_SOURCE EXCERPT_:
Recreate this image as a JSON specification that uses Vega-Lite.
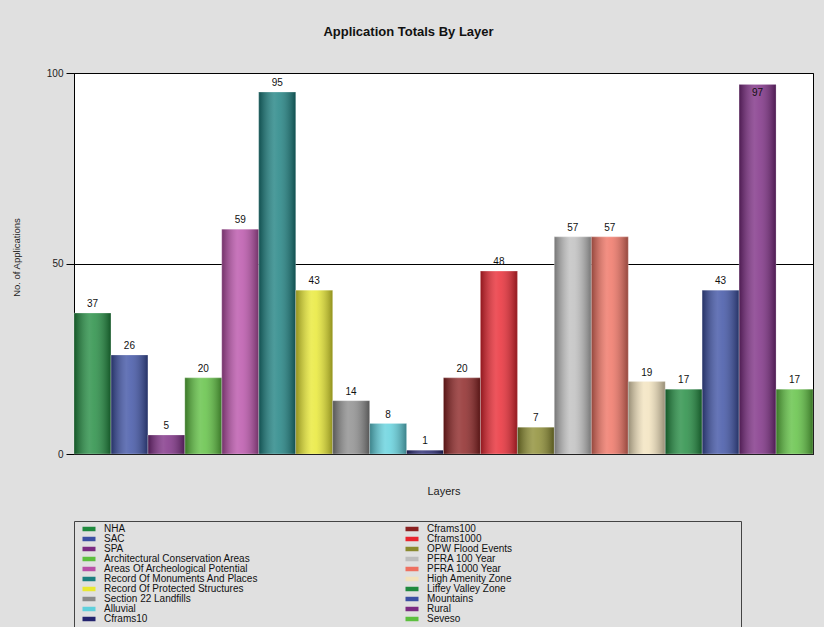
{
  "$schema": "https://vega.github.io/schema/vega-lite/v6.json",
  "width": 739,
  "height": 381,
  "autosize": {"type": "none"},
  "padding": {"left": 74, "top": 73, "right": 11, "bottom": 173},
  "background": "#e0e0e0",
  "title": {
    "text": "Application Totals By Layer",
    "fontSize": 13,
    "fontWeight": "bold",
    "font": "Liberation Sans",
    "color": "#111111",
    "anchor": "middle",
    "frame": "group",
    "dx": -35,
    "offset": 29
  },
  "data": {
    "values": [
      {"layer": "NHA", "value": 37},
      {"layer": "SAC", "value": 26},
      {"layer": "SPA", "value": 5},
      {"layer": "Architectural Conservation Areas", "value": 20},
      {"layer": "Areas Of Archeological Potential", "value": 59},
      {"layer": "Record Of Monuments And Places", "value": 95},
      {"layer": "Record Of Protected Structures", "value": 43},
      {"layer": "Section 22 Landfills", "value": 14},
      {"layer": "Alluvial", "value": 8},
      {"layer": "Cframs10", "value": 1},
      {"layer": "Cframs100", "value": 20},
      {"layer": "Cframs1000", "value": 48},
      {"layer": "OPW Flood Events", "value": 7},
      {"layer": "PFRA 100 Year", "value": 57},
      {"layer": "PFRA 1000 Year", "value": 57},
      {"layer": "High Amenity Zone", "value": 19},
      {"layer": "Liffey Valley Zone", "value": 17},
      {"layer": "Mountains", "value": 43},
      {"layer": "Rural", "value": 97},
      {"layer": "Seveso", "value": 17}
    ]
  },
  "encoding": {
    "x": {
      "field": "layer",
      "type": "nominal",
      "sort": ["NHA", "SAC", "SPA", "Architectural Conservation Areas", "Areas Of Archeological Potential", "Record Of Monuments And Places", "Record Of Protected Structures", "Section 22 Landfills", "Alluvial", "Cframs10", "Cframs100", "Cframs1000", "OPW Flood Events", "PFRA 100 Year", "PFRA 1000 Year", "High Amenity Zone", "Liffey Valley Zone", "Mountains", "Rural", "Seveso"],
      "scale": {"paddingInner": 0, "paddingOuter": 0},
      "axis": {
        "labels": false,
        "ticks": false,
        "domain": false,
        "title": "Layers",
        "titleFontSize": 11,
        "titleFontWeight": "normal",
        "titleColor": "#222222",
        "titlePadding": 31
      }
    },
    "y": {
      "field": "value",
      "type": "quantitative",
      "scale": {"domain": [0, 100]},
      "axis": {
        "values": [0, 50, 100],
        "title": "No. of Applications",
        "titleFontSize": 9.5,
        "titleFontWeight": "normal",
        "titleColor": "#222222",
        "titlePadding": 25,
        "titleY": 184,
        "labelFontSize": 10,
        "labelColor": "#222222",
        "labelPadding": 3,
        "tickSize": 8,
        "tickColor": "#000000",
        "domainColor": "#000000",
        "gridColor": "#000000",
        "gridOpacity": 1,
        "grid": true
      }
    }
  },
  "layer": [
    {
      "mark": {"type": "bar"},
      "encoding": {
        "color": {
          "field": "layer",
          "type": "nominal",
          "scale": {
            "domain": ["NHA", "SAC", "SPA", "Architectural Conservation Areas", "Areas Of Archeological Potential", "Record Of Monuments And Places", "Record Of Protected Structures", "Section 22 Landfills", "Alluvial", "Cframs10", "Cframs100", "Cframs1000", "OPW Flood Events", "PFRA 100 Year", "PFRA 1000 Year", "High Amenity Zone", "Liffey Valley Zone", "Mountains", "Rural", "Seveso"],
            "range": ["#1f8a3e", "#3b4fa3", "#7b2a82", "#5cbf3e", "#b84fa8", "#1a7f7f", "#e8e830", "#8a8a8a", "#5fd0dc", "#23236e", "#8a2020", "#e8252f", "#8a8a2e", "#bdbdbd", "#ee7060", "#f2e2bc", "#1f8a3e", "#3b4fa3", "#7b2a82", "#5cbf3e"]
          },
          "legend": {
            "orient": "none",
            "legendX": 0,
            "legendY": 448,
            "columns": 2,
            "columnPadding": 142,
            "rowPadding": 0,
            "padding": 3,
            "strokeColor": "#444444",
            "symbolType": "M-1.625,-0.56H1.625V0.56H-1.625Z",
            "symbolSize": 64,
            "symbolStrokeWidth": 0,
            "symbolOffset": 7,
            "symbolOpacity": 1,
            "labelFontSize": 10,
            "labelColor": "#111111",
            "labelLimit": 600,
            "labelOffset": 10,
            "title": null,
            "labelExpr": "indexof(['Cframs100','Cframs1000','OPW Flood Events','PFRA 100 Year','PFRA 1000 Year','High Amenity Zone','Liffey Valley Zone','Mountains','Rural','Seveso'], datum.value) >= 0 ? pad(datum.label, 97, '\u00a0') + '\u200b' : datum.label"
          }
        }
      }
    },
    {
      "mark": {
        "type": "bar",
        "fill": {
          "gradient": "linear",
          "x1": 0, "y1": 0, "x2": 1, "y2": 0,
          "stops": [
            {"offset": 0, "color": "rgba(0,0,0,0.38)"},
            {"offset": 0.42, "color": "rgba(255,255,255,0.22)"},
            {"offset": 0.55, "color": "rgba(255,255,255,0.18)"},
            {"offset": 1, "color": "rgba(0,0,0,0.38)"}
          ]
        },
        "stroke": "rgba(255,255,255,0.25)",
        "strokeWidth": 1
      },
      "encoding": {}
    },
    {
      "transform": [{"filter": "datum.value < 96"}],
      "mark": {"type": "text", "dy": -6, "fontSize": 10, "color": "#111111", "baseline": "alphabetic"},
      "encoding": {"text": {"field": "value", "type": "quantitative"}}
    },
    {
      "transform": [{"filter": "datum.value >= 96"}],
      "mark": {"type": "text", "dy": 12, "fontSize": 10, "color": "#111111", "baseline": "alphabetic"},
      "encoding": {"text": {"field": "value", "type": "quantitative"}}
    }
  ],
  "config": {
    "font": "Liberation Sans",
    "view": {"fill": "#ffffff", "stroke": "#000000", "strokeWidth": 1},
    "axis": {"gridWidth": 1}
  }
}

_DESCRIPTION OF THE TASK_: Quote the material in full and exactly; do not carry over its pictures.

_ANSWER FOR THIS EXERCISE_:
Recreate this image as a JSON specification that uses Vega-Lite.
{
  "$schema": "https://vega.github.io/schema/vega-lite/v6.json",
  "width": 739,
  "height": 381,
  "autosize": {"type": "none"},
  "padding": {"left": 74, "top": 73, "right": 11, "bottom": 173},
  "background": "#e0e0e0",
  "title": {
    "text": "Application Totals By Layer",
    "fontSize": 13,
    "fontWeight": "bold",
    "font": "Liberation Sans",
    "color": "#111111",
    "anchor": "middle",
    "frame": "group",
    "dx": -35,
    "offset": 29
  },
  "data": {
    "values": [
      {"layer": "NHA", "value": 37},
      {"layer": "SAC", "value": 26},
      {"layer": "SPA", "value": 5},
      {"layer": "Architectural Conservation Areas", "value": 20},
      {"layer": "Areas Of Archeological Potential", "value": 59},
      {"layer": "Record Of Monuments And Places", "value": 95},
      {"layer": "Record Of Protected Structures", "value": 43},
      {"layer": "Section 22 Landfills", "value": 14},
      {"layer": "Alluvial", "value": 8},
      {"layer": "Cframs10", "value": 1},
      {"layer": "Cframs100", "value": 20},
      {"layer": "Cframs1000", "value": 48},
      {"layer": "OPW Flood Events", "value": 7},
      {"layer": "PFRA 100 Year", "value": 57},
      {"layer": "PFRA 1000 Year", "value": 57},
      {"layer": "High Amenity Zone", "value": 19},
      {"layer": "Liffey Valley Zone", "value": 17},
      {"layer": "Mountains", "value": 43},
      {"layer": "Rural", "value": 97},
      {"layer": "Seveso", "value": 17}
    ]
  },
  "encoding": {
    "x": {
      "field": "layer",
      "type": "nominal",
      "sort": ["NHA", "SAC", "SPA", "Architectural Conservation Areas", "Areas Of Archeological Potential", "Record Of Monuments And Places", "Record Of Protected Structures", "Section 22 Landfills", "Alluvial", "Cframs10", "Cframs100", "Cframs1000", "OPW Flood Events", "PFRA 100 Year", "PFRA 1000 Year", "High Amenity Zone", "Liffey Valley Zone", "Mountains", "Rural", "Seveso"],
      "scale": {"paddingInner": 0, "paddingOuter": 0},
      "axis": {
        "labels": false,
        "ticks": false,
        "domain": false,
        "title": "Layers",
        "titleFontSize": 11,
        "titleFontWeight": "normal",
        "titleColor": "#222222",
        "titlePadding": 31
      }
    },
    "y": {
      "field": "value",
      "type": "quantitative",
      "scale": {"domain": [0, 100]},
      "axis": {
        "values": [0, 50, 100],
        "title": "No. of Applications",
        "titleFontSize": 9.5,
        "titleFontWeight": "normal",
        "titleColor": "#222222",
        "titlePadding": 25,
        "titleY": 184,
        "labelFontSize": 10,
        "labelColor": "#222222",
        "labelPadding": 3,
        "tickSize": 8,
        "tickColor": "#000000",
        "domainColor": "#000000",
        "gridColor": "#000000",
        "gridOpacity": 1,
        "grid": true
      }
    }
  },
  "layer": [
    {
      "mark": {"type": "bar"},
      "encoding": {
        "color": {
          "field": "layer",
          "type": "nominal",
          "scale": {
            "domain": ["NHA", "SAC", "SPA", "Architectural Conservation Areas", "Areas Of Archeological Potential", "Record Of Monuments And Places", "Record Of Protected Structures", "Section 22 Landfills", "Alluvial", "Cframs10", "Cframs100", "Cframs1000", "OPW Flood Events", "PFRA 100 Year", "PFRA 1000 Year", "High Amenity Zone", "Liffey Valley Zone", "Mountains", "Rural", "Seveso"],
            "range": ["#1f8a3e", "#3b4fa3", "#7b2a82", "#5cbf3e", "#b84fa8", "#1a7f7f", "#e8e830", "#8a8a8a", "#5fd0dc", "#23236e", "#8a2020", "#e8252f", "#8a8a2e", "#bdbdbd", "#ee7060", "#f2e2bc", "#1f8a3e", "#3b4fa3", "#7b2a82", "#5cbf3e"]
          },
          "legend": {
            "orient": "none",
            "legendX": 0,
            "legendY": 448,
            "columns": 2,
            "columnPadding": 142,
            "rowPadding": 0,
            "padding": 3,
            "strokeColor": "#444444",
            "symbolType": "M-1.625,-0.56H1.625V0.56H-1.625Z",
            "symbolSize": 64,
            "symbolStrokeWidth": 0,
            "symbolOffset": 7,
            "symbolOpacity": 1,
            "labelFontSize": 10,
            "labelColor": "#111111",
            "labelLimit": 600,
            "labelOffset": 10,
            "title": null,
            "labelExpr": "indexof(['Cframs100','Cframs1000','OPW Flood Events','PFRA 100 Year','PFRA 1000 Year','High Amenity Zone','Liffey Valley Zone','Mountains','Rural','Seveso'], datum.value) >= 0 ? pad(datum.label, 97, '\u00a0') + '\u200b' : datum.label"
          }
        }
      }
    },
    {
      "mark": {
        "type": "bar",
        "fill": {
          "gradient": "linear",
          "x1": 0, "y1": 0, "x2": 1, "y2": 0,
          "stops": [
            {"offset": 0, "color": "rgba(0,0,0,0.38)"},
            {"offset": 0.42, "color": "rgba(255,255,255,0.22)"},
            {"offset": 0.55, "color": "rgba(255,255,255,0.18)"},
            {"offset": 1, "color": "rgba(0,0,0,0.38)"}
          ]
        },
        "stroke": "rgba(255,255,255,0.25)",
        "strokeWidth": 1
      },
      "encoding": {}
    },
    {
      "transform": [{"filter": "datum.value < 96"}],
      "mark": {"type": "text", "dy": -6, "fontSize": 10, "color": "#111111", "baseline": "alphabetic"},
      "encoding": {"text": {"field": "value", "type": "quantitative"}}
    },
    {
      "transform": [{"filter": "datum.value >= 96"}],
      "mark": {"type": "text", "dy": 12, "fontSize": 10, "color": "#111111", "baseline": "alphabetic"},
      "encoding": {"text": {"field": "value", "type": "quantitative"}}
    }
  ],
  "config": {
    "font": "Liberation Sans",
    "view": {"fill": "#ffffff", "stroke": "#000000", "strokeWidth": 1},
    "axis": {"gridWidth": 1}
  }
}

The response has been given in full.